May 19.—This month has been published a volume of my poems—"Legend of Jubal, and other Poems." On the 1st of June we go into the country to the cottage, Earlswood Common, for four months, and I hope there to get deep shafts sunk in my prose book. My health has been a wretched drag on me during this last half-year. I have lately written "a symposium."
Letter to Mrs. Cross, 14th June, 1874.
I have so much trust in your love for us that I feel sure you will like to know of our happiness in the secure peace of the country, and the good we already experience in soul and body from the sweet breezes over hill and common, the delicious silence, and the unbroken spaces of the day. Just now the chill east wind has brought a little check to our pleasure in our long afternoon drives; and I could wish that Canon Kingsley and his fellow-worshippers of that harsh divinity could have it reserved entirely for themselves as a tribal god.

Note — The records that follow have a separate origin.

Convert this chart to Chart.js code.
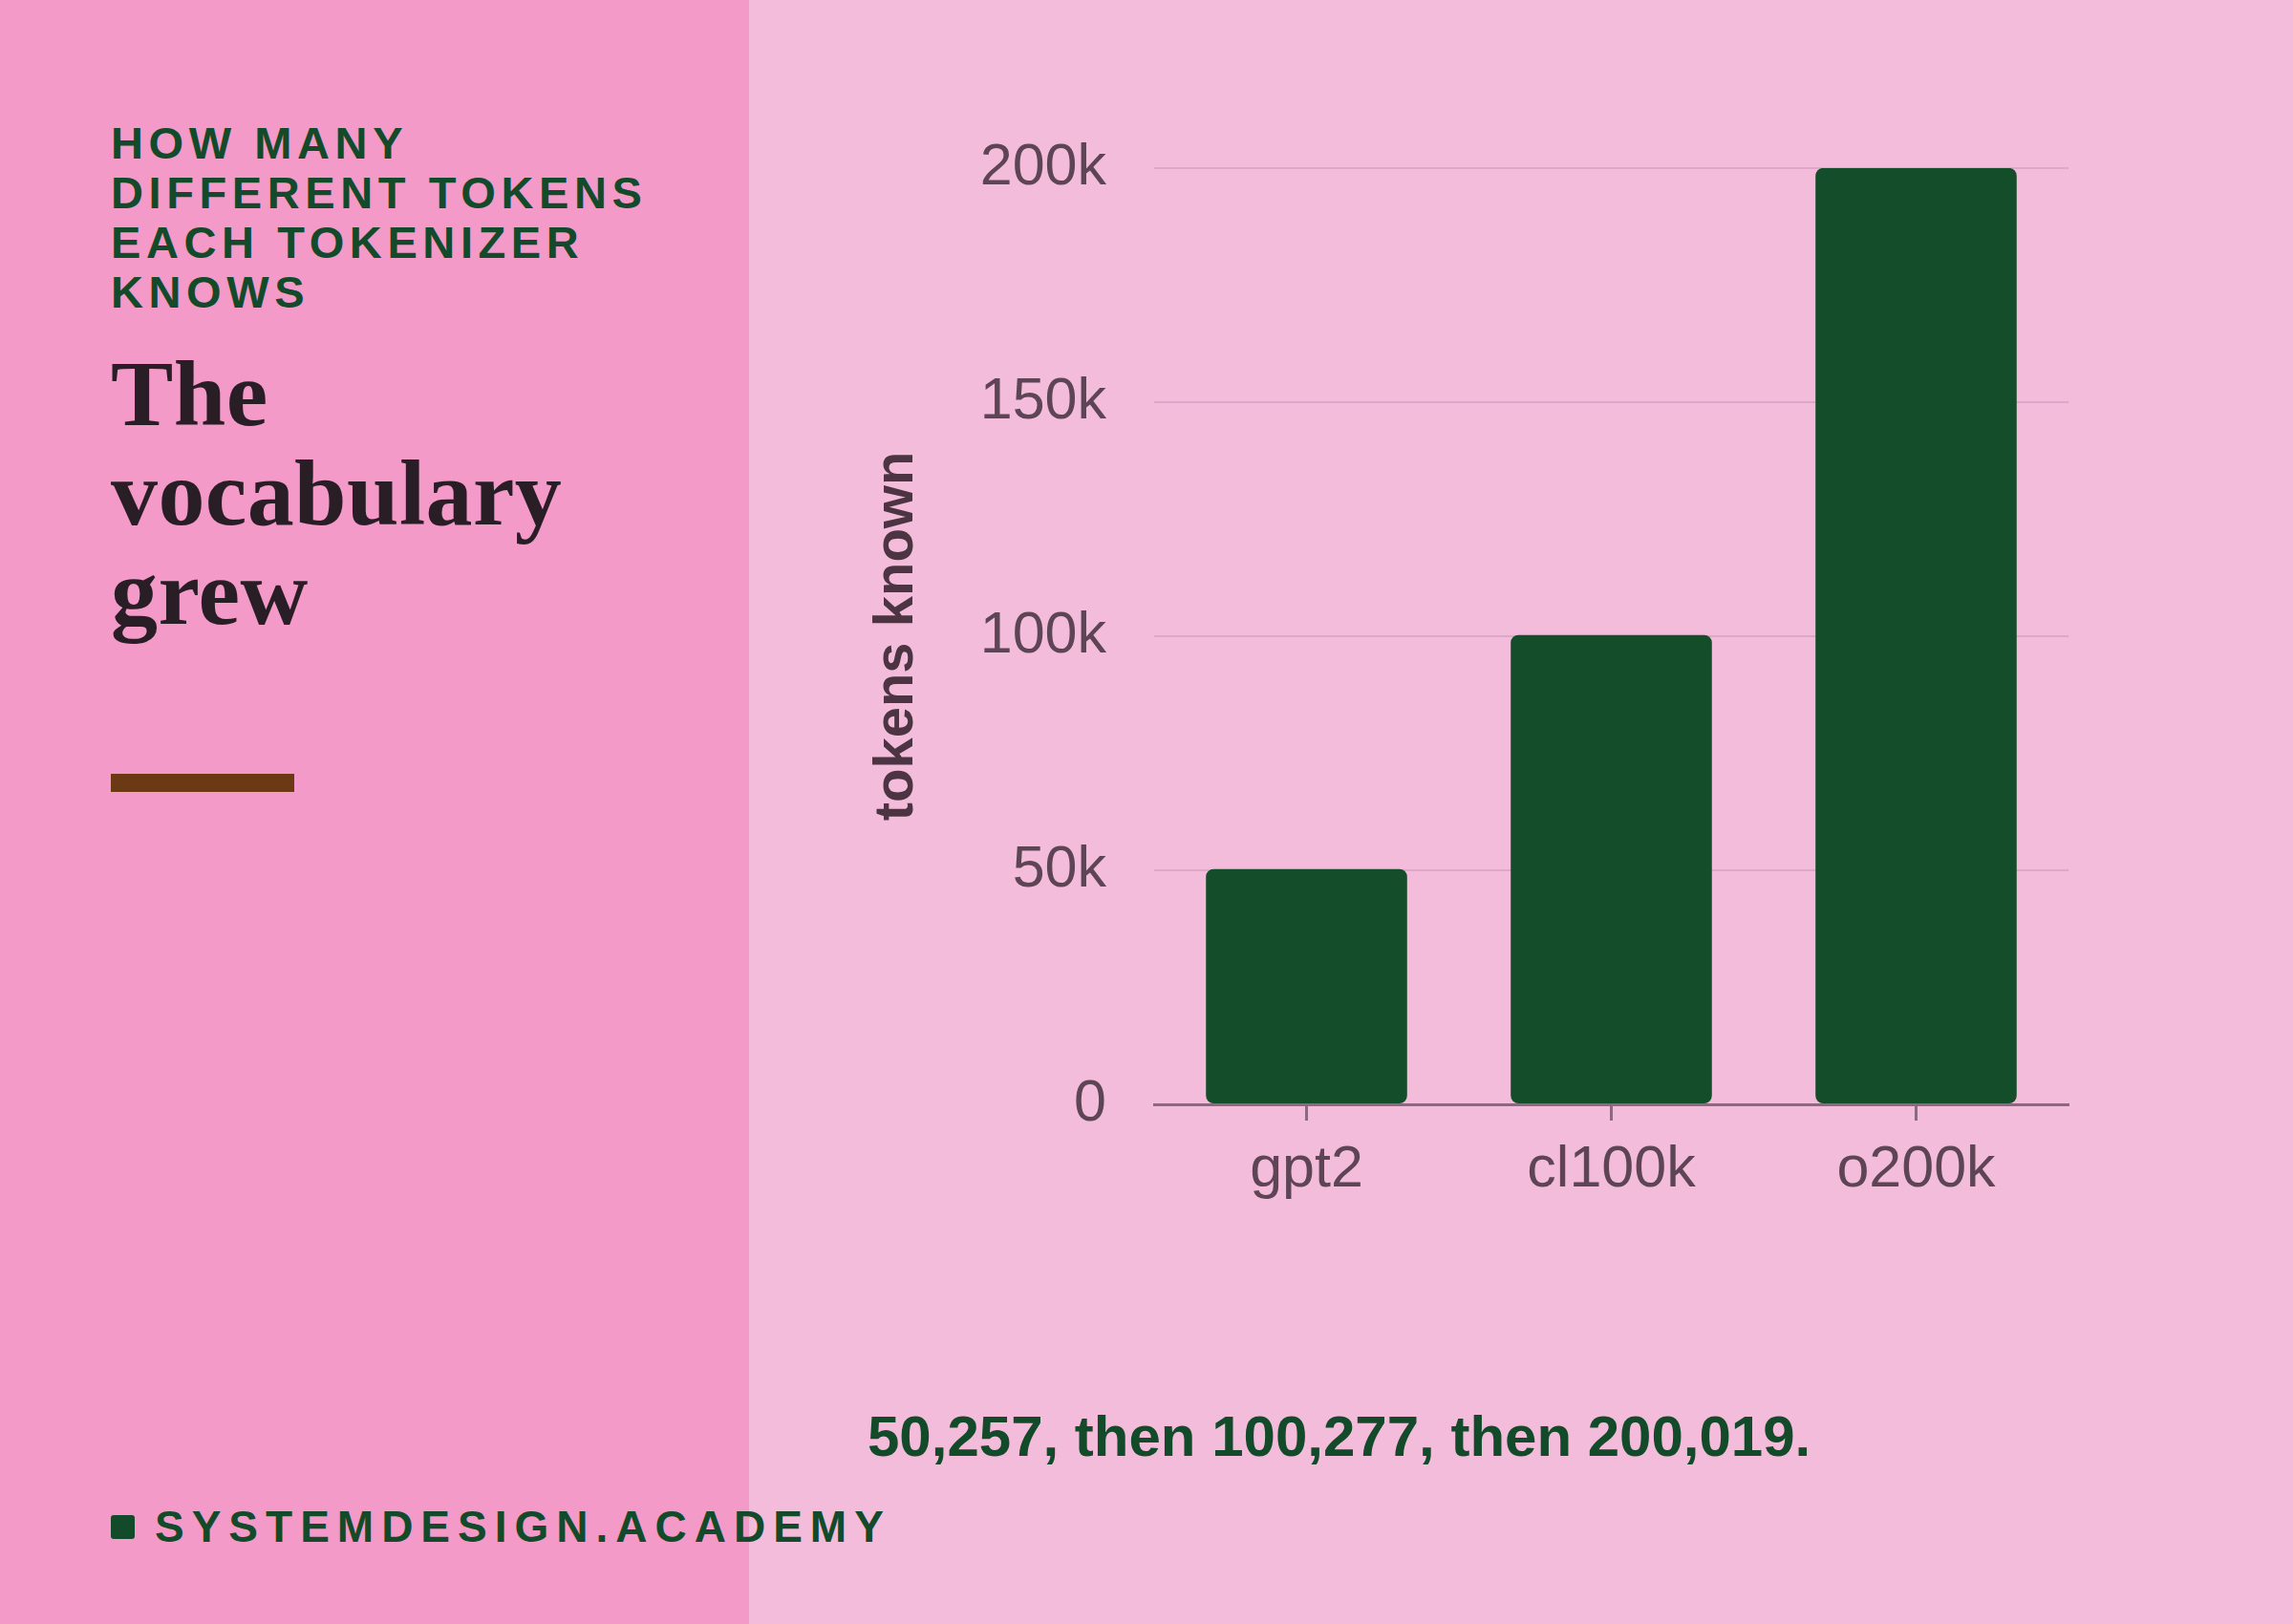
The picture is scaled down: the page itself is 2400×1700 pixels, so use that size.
<!DOCTYPE html>
<html>
<head>
<meta charset="utf-8">
<script src="https://cdn.jsdelivr.net/npm/chart.js@4"></script>
<style>
  html, body { margin: 0; padding: 0; }
  body { width: 2400px; height: 1700px; position: relative; overflow: hidden; background: #f4bcdb; font-family: 'Liberation Sans', Arial, sans-serif; }
  .side { position: absolute; left: 0; top: 0; width: 784px; height: 1700px; background: #f39ac9; }
  .kicker { position: absolute; left: 116px; top: 124px; font-weight: 700; font-size: 47px; line-height: 52px; letter-spacing: 5.6px; color: #134a2a; white-space: nowrap; }
  .title { position: absolute; left: 116px; top: 360px; font-family: 'Liberation Serif', 'Times New Roman', serif; font-weight: 700; font-size: 98px; line-height: 104px; letter-spacing: 0.4px; color: #2a1e26; white-space: nowrap; }
  .rule { position: absolute; left: 116px; top: 810px; width: 192px; height: 19px; background: #6b3a14; }
  .caption { position: absolute; left: 908px; top: 1474px; font-weight: 700; font-size: 60px; line-height: 60px; color: #134a2a; white-space: nowrap; }
  .brand { position: absolute; left: 162px; top: 1575px; font-weight: 700; font-size: 46px; line-height: 46px; letter-spacing: 8px; color: #134a2a; white-space: nowrap; }
  .dot { position: absolute; left: 116px; top: 1586px; width: 25px; height: 25px; border-radius: 3px; background: #134a2a; }
  .chart-box { position: absolute; left: 880px; top: 0; width: 1320px; height: 1286px; }
</style>
</head>
<body>
  <div class="side"></div>
  <div class="kicker">HOW MANY<br>DIFFERENT TOKENS<br>EACH TOKENIZER<br>KNOWS</div>
  <div class="title">The<br>vocabulary<br>grew</div>
  <div class="rule"></div>
  <div class="caption">50,257, then 100,277, then 200,019.</div>
  <div class="dot"></div>
  <div class="brand">SYSTEMDESIGN.ACADEMY</div>
  <div class="chart-box"><canvas id="vocabChart"></canvas></div>

<script>
  // vocabulary size per tokenizer
  var tokenizers = ['gpt2', 'cl100k', 'o200k'];
  var vocabSizes = [50257, 100277, 200019];
  var yTickValues = [0, 50000, 100000, 150000, 200000];
  var yTickLabels = ['0', '50k', '100k', '150k', '200k'];

  var barColor = '#134d2a';
  var tickText = '#5e4556';
  var axisColor = '#8b6a80';
  var gridColor = '#dca7c8';
  var sans = "'Liberation Sans', Arial, sans-serif";

  new Chart(document.getElementById('vocabChart'), {
    type: 'bar',
    data: {
      labels: tokenizers,
      datasets: [{
        label: 'tokens known',
        data: vocabSizes,
        backgroundColor: barColor,
        borderRadius: 8,
        borderSkipped: false,
        barPercentage: 0.66,
        categoryPercentage: 1
      }]
    },
    options: {
      responsive: true,
      maintainAspectRatio: false,
      animation: false,
      layout: { padding: { top: 176, right: 35, left: 0, bottom: 0 } },
      plugins: {
        legend: { display: false },
        tooltip: { enabled: false }
      },
      scales: {
        x: {
          afterFit: function (scale) { scale.height = 130; },
          grid: { display: true, offset: false, drawOnChartArea: false, drawTicks: true, tickLength: 17, tickColor: axisColor, tickWidth: 3 },
          border: { display: true, color: axisColor, width: 3 },
          ticks: { color: tickText, padding: 16, font: { family: sans, size: 61 } }
        },
        y: {
          min: 0,
          max: 200000,
          afterFit: function (scale) { scale.width = 328; },
          afterBuildTicks: function (scale) {
            scale.ticks = yTickValues.map(function (v) { return { value: v }; });
          },
          grid: { color: gridColor, lineWidth: 2, drawTicks: false },
          border: { display: false },
          ticks: {
            color: tickText,
            padding: 50,
            font: { family: sans, size: 61 },
            callback: function (value, index) { return yTickLabels[index]; }
          },
          title: {
            display: true,
            text: 'tokens known',
            color: '#4c3443',
            padding: { top: 24, bottom: 0 },
            font: { family: sans, size: 58, weight: 'bold' }
          }
        }
      }
    }
  });
</script>
</body>
</html>
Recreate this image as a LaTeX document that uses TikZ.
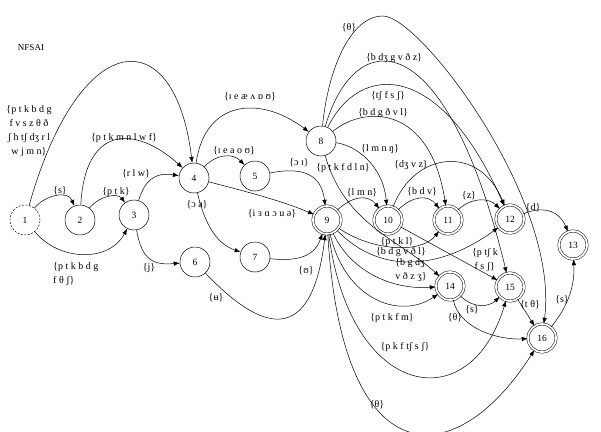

We think the neighborhood so lovely that I must beg you to tell J. we are in danger of settling here unless he makes haste to find us a house in your "country-side"—a house with undeniable charms, on high ground, in a strictly rural neighborhood (water and gas laid on, nevertheless), to be vacant precisely this autumn!
My philosopher is writing away with double verve in a projecting window, where he can see a beautiful green slope crowned and studded with large trees. I, too, have an agreeable corner in another room. Our house has the essentials of comfort, and we have reason to be contented with it.
I confess that my chief motive for writing about ourselves is to earn some news of you, which will not be denied me by one or other of the dear pairs of hands always ready to do us a kindness.
Our Sunday is really a Sabbath now—a day of thorough peace. But I shall get hungry for a sight of some of the Sunday visitors before the end of September.
I include all your family in a spiritual embrace, and am always yours lovingly.
Letter to John Blackwood, 16th June, 1874.
We are revelling in the peace of the country, and have no drawback to our delight except the cold winds, which have forced us to put on winter clothing for the last four or five days.